- **Task to carry out**
Transcribe the material exactly. Images do not belong in the copy.

-- Start Data --

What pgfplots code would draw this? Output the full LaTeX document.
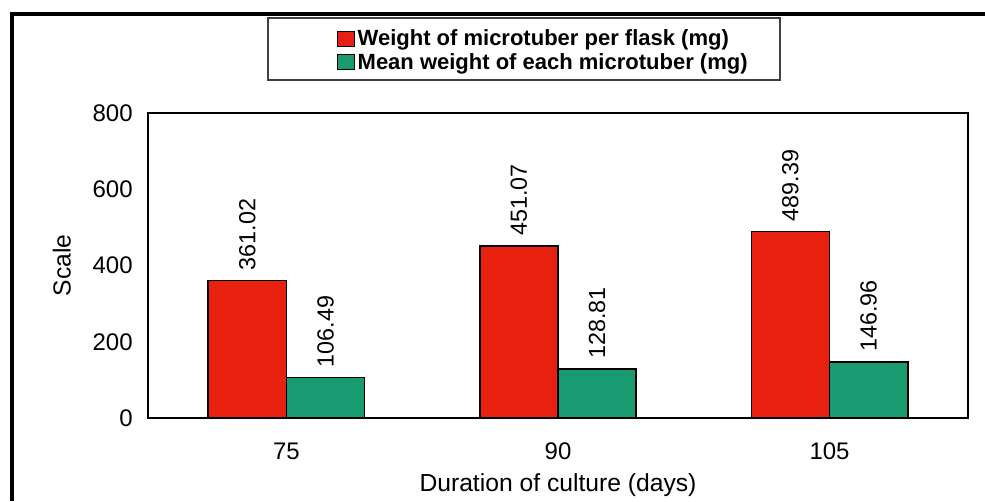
\documentclass[border=0pt]{standalone}
\usepackage{pgfplots}
\pgfplotsset{compat=1.18}
\usepackage{fontspec}
\setmainfont{Liberation Sans}
\definecolor{barred}{RGB}{232,32,16}
\definecolor{barteal}{RGB}{24,155,112}
\begin{document}
\begin{tikzpicture}
\useasboundingbox (0,0) rectangle (738.75pt,375.75pt);
\begin{axis}[
  at={(111pt,62.25pt)}, anchor=south west,
  scale only axis, width=615pt, height=228.75pt,
  xmin=-0.51, xmax=2.51, ymin=0, ymax=800,
  xtick={0,1,2}, xticklabels={75,90,105},
  ytick={0,200,400,600,800},
  major tick length=0pt,
  axis line style={line width=2.2pt},
  /pgf/number format/assume math mode=true,
  tick label style={font=\fontsize{18}{21}\selectfont},
  yticklabel style={xshift=-8pt},
  xticklabel style={yshift=-15pt},
  ylabel={Scale}, xlabel={Duration of culture (days)},
  label style={font=\fontsize{18.5}{22}\selectfont},
  ylabel style={at={(axis description cs:-0.105,0.5)}, anchor=center},
  xlabel style={at={(axis description cs:0.5,-0.22)}, anchor=center},
  ybar, bar width=0.288,
  nodes near coords={\pgfmathprintnumber[fixed,fixed zerofill,precision=2]{\pgfplotspointmeta}},
  every node near coord/.append style={rotate=90, anchor=west, inner sep=7pt, font=\fontsize{17.5}{20}\selectfont},
  legend style={at={(axis description cs:0.2305,1.2049)}, anchor=west, draw=none, fill=none,
    font=\bfseries\fontsize{16.5}{20}\selectfont, inner sep=0pt, row sep=0pt,
    /tikz/every even column/.append style={column sep=0pt}},
  legend cell align=left,
  legend image code/.code={\draw[#1, line width=0.8pt] (0pt,-5.6pt) rectangle (12.5pt,5.6pt);},
  clip=false,
]
\addplot[fill=barred, draw=black, line width=1.2pt, bar shift=-0.144] coordinates {(0,361.02) (1,451.07) (2,489.39)};
\addplot[fill=barteal, draw=black, line width=1.2pt, bar shift=0.144] coordinates {(0,106.49) (1,128.81) (2,146.96)};
\legend{Weight of microtuber per flask (mg), Mean weight of each microtuber (mg)}
\draw[line width=1.1pt, black!75] (axis description cs:0.1463,1.1082) rectangle (axis description cs:0.7707,1.3115);
\end{axis}
\draw[line width=2.6pt] (9pt,0pt) -- (9pt,365.25pt) -- (738.75pt,365.25pt);
\end{tikzpicture}
\end{document}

-- End Data --

- **Exercise solution**
What pgfplots code would draw this? Output the full LaTeX document.
\documentclass[border=0pt]{standalone}
\usepackage{pgfplots}
\pgfplotsset{compat=1.18}
\usepackage{fontspec}
\setmainfont{Liberation Sans}
\definecolor{barred}{RGB}{232,32,16}
\definecolor{barteal}{RGB}{24,155,112}
\begin{document}
\begin{tikzpicture}
\useasboundingbox (0,0) rectangle (738.75pt,375.75pt);
\begin{axis}[
  at={(111pt,62.25pt)}, anchor=south west,
  scale only axis, width=615pt, height=228.75pt,
  xmin=-0.51, xmax=2.51, ymin=0, ymax=800,
  xtick={0,1,2}, xticklabels={75,90,105},
  ytick={0,200,400,600,800},
  major tick length=0pt,
  axis line style={line width=2.2pt},
  /pgf/number format/assume math mode=true,
  tick label style={font=\fontsize{18}{21}\selectfont},
  yticklabel style={xshift=-8pt},
  xticklabel style={yshift=-15pt},
  ylabel={Scale}, xlabel={Duration of culture (days)},
  label style={font=\fontsize{18.5}{22}\selectfont},
  ylabel style={at={(axis description cs:-0.105,0.5)}, anchor=center},
  xlabel style={at={(axis description cs:0.5,-0.22)}, anchor=center},
  ybar, bar width=0.288,
  nodes near coords={\pgfmathprintnumber[fixed,fixed zerofill,precision=2]{\pgfplotspointmeta}},
  every node near coord/.append style={rotate=90, anchor=west, inner sep=7pt, font=\fontsize{17.5}{20}\selectfont},
  legend style={at={(axis description cs:0.2305,1.2049)}, anchor=west, draw=none, fill=none,
    font=\bfseries\fontsize{16.5}{20}\selectfont, inner sep=0pt, row sep=0pt,
    /tikz/every even column/.append style={column sep=0pt}},
  legend cell align=left,
  legend image code/.code={\draw[#1, line width=0.8pt] (0pt,-5.6pt) rectangle (12.5pt,5.6pt);},
  clip=false,
]
\addplot[fill=barred, draw=black, line width=1.2pt, bar shift=-0.144] coordinates {(0,361.02) (1,451.07) (2,489.39)};
\addplot[fill=barteal, draw=black, line width=1.2pt, bar shift=0.144] coordinates {(0,106.49) (1,128.81) (2,146.96)};
\legend{Weight of microtuber per flask (mg), Mean weight of each microtuber (mg)}
\draw[line width=1.1pt, black!75] (axis description cs:0.1463,1.1082) rectangle (axis description cs:0.7707,1.3115);
\end{axis}
\draw[line width=2.6pt] (9pt,0pt) -- (9pt,365.25pt) -- (738.75pt,365.25pt);
\end{tikzpicture}
\end{document}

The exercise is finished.